La pérdida de un padre

Sociedad y derecho.

Perder a un padre es enfrentar una ausencia que no se llena con nada ni con nadie. Es un vacío que no admite sustituciones, porque la figura paterna —con sus aciertos, errores, silencios, enseñanzas y contradicciones— es única, irrepetible y profundamente constitutiva. Cuando un padre fallece, no sólo se pierde a la persona; se pierde también un ancla emocional, una dirección simbólica, un referente que durante años dio sentido, rumbo o estabilidad. Por eso la muerte de un padre no se entiende con la lógica de reemplazar, sino con la lógica de aceptar lo irremplazable.

El dolor viene, en parte, de ese intento humano de buscar en otros lo que ya no está. Se busca en mentores, en jefes, en amigos mayores, incluso en figuras espirituales, algo que recuerde, aunque sea ligeramente, la voz, el consejo o la presencia del padre. Pero ninguna de estas figuras puede restituir lo perdido, porque lo que se fue no fue sólo un rol, sino un vínculo. Es necesario entender eso para poder sanar. Nadie más puede ocupar ese lugar, y tampoco debe intentarse. Aceptarlo no significa renunciar al amor, ni olvidar, ni minimizar.
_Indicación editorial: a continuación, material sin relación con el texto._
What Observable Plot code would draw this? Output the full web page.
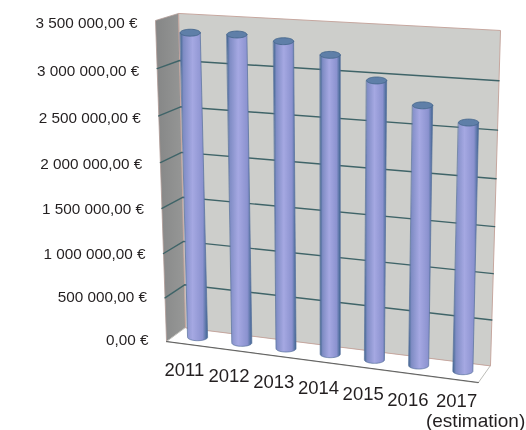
<!DOCTYPE html>
<html><head><meta charset="utf-8">
<style>html,body{margin:0;padding:0;background:#fff}svg{display:block;filter:blur(0.4px)}</style>
<script src="https://cdn.jsdelivr.net/npm/d3@7"></script>
<script src="https://cdn.jsdelivr.net/npm/@observablehq/plot@0.6"></script>
</head><body><script>
const years = ["2011","2012","2013","2014","2015","2016","2017"];
const amounts = [3350000,3360000,3320000,3210000,2980000,2760000,2620000];
const yTicks = [0,500000,1000000,1500000,2000000,2500000,3000000,3500000];
const note = "(estimation)";
const yMax = 3500000;

const euro = d3.formatLocale({decimal:",",thousands:" ",grouping:[3],currency:["","\u00a0€"]}).format("$,.2f");

// Box corners in scale units: [x fraction, euros], front(f)/back(b), left(l)/right(r), bottom(0)/top(1)
const C = {
  fl0:[.032,0],      fr0:[.936,-453000],
  bl0:[.087,155000], br0:[.971,-265000],
  fl1:[0,3544000],   fr1:[.959,3323000],
  bl1:[.067,3622000],br1:[1,3434000]
};
const mix = (a,b,t)=>[a[0]+(b[0]-a[0])*t,a[1]+(b[1]-a[1])*t];
const persp = v=>v-.057*v*(1-v);
// s along categories, v height 0..1, d depth 0 front..1 back
function P(s,v,d){
  const w=persp(v);
  const f0=mix(C.fl0,C.fr0,s),f1=mix(C.fl1,C.fr1,s),b0=mix(C.bl0,C.br0,s),b1=mix(C.bl1,C.br1,s);
  return mix(mix(f0,f1,w),mix(b0,b1,w),d);
}
const pt = (p,extra)=>({x:p[0],y:p[1],...extra});
const poly = (...corners)=>corners.map(c=>pt(c));

const rx=.029, ry=38000;
const sOf = i=>.07+i*.86/6;
const depth=.5;

const leftWall = poly(P(0,0,0),P(0,1,0),P(0,1,1),P(0,0,1));
const backWall = poly(P(0,0,1),P(0,1,1),P(1,1,1),P(1,0,1));
const floor = poly(P(0,0,0),P(0,0,1),P(1,0,1),P(1,0,0));
const frontEdge = poly(P(0,0,0),P(1,0,0));

const grid = yTicks.slice(1,-1).flatMap(t=>{
  const v=t/yMax;
  return [P(0,v,0),P(0,v,1),P(1,v,1)].map(p=>pt(p,{z:t}));
});

const ang = d3.range(0,1.0001,1/24).map(t=>t*Math.PI);
const bodies = years.flatMap((yr,i)=>{
  const s=sOf(i), top=P(s,amounts[i]/yMax,depth), bot=P(s,0,depth);
  return [
    pt([top[0]-rx,top[1]],{z:yr}),pt([top[0]+rx,top[1]],{z:yr}),
    ...ang.map(a=>pt([bot[0]+rx*Math.cos(a),bot[1]-ry*Math.sin(a)],{z:yr}))
  ];
});
const caps = years.flatMap((yr,i)=>{
  const top=P(sOf(i),amounts[i]/yMax,depth);
  return d3.range(0,48).map(k=>{
    const a=k/48*2*Math.PI;
    return pt([top[0]+rx*Math.cos(a),top[1]+ry*Math.sin(a)],{z:yr});
  });
});
const tickLabels = yTicks.map(t=>({
  x:P(0,t/yMax,0)[0],
  y:persp(t/yMax)*yMax,
  label:euro(t)
}));
const yearLabels = years.map((yr,i)=>pt(P(sOf(i),0,0),{label:yr}));
const lastLabel = yearLabels[yearLabels.length-1];

const defs = ()=>{
  const d=d3.create("svg:defs");
  d.html(`<linearGradient id="cyl" x1="0" x2="1" y1="0" y2="0">
    <stop offset="0" stop-color="#41668f"/><stop offset=".12" stop-color="#7f8cc4"/>
    <stop offset=".45" stop-color="#a5a8e2"/><stop offset=".82" stop-color="#8b92cf"/>
    <stop offset="1" stop-color="#3f6590"/></linearGradient>
    <linearGradient id="wallL" x1="0" x2="1" y1="0" y2="0">
    <stop offset="0" stop-color="#858686"/><stop offset="1" stop-color="#979897"/></linearGradient>`);
  return d.node();
};

const chart = Plot.plot({
  width:526,height:430,marginLeft:0,marginRight:0,marginTop:0,marginBottom:0,
  style:{background:"#fff",fontFamily:"'Liberation Sans',Arial,sans-serif",color:"#231f20"},
  x:{domain:[0,1],range:[155,500],axis:null},
  y:{domain:[0,yMax],range:[341,24],axis:null},
  marks:[
    defs,
    Plot.line(leftWall,{x:"x",y:"y",curve:"linear-closed",fill:"url(#wallL)",stroke:"#b09a95",strokeWidth:.8}),
    Plot.line(floor,{x:"x",y:"y",curve:"linear-closed",fill:"#fff",stroke:"#bdbdb8",strokeWidth:1}),
    Plot.line(backWall,{x:"x",y:"y",curve:"linear-closed",fill:"#cdcecb",stroke:"#c6a79f",strokeWidth:1}),
    Plot.line(frontEdge,{x:"x",y:"y",stroke:"#5f5f5f",strokeWidth:1.1}),
    Plot.line(grid,{x:"x",y:"y",z:"z",stroke:"#3f6468",strokeWidth:1.4}),
    Plot.line(bodies,{x:"x",y:"y",z:"z",curve:"linear-closed",fill:"url(#cyl)",stroke:"#56709c",strokeWidth:.7}),
    Plot.line(caps,{x:"x",y:"y",z:"z",curve:"linear-closed",fill:"#5f7fa8",stroke:"#46688c",strokeWidth:.9}),
    Plot.text(tickLabels,{x:"x",y:"y",text:"label",dx:-18,dy:-1,textAnchor:"end",fontSize:15.3,fill:"#231f20"}),
    Plot.text(yearLabels.slice(0,-1),{x:"x",y:"y",text:"label",dx:-4,dy:26,fontSize:18.5,fill:"#231f20"}),
    Plot.text([lastLabel],{x:"x",y:"y",text:"label",dy:21,fontSize:18.5,fill:"#231f20"}),
    Plot.text([lastLabel],{x:"x",y:"y",text:()=>note,dx:19,dy:41,fontSize:19,fill:"#231f20"})
  ]
});
document.body.appendChild(chart);
</script></body></html>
Significa reconocer que la vida avanza y exige un reacomodo profundo de lo que se siente y de lo que uno es.

Con el tiempo llega un punto en el que el hijo, ahora convertido en hombre, debe elegir convertirse en su propia figura de autoridad. Debe ocupar ese espacio interno que antes estaba lleno por la presencia del padre. Es un proceso doloroso pero también profundamente transformador. Implica asumir responsabilidad absoluta por los propios actos, decisiones y caminos. Implica dejar de buscar afuera la validación que antes se encontraba en la mirada paterna y aprender a darla desde dentro, con disciplina, carácter y convicción.

Dejar ir a un padre no es olvidarlo, es integrarlo. Es permitir que su legado —sea grande o pequeño, perfecto o imperfecto— se asiente en la conciencia como parte del cimiento de quien uno es. Pero al mismo tiempo, es aceptar que el siguiente tramo del camino debe recorrerse desde una nueva postura: la del hombre que se gobierna a sí mismo, que se disciplina, que se impulsa, que reconoce sus fallas y corrige su rumbo sin esperar que alguien más le marque la línea.

La figura de autoridad que se pierde externamente puede renacer internamente, pero transformada: ya no como alguien que dicta, sino como una voz más madura, construida desde la experiencia, el dolor, la reflexión y la voluntad de crecer. Esa es la verdadera herencia del padre que se ha ido: la posibilidad de que, al despedirlo, uno descubra que también puede asumir el mando de su propia vida.

Dejarlo ir, entonces, no es renunciar al amor, sino honrarlo. Porque no hay mayor homenaje para un padre que convertirse en el hombre que él soñó, y aun más importante, en el hombre que uno decide ser.

Como siempre un placer saludarlo, esperando que estas pocas palabras hayan sido de su agrado y, sobre todo de utilidad ¡Hasta la próxima!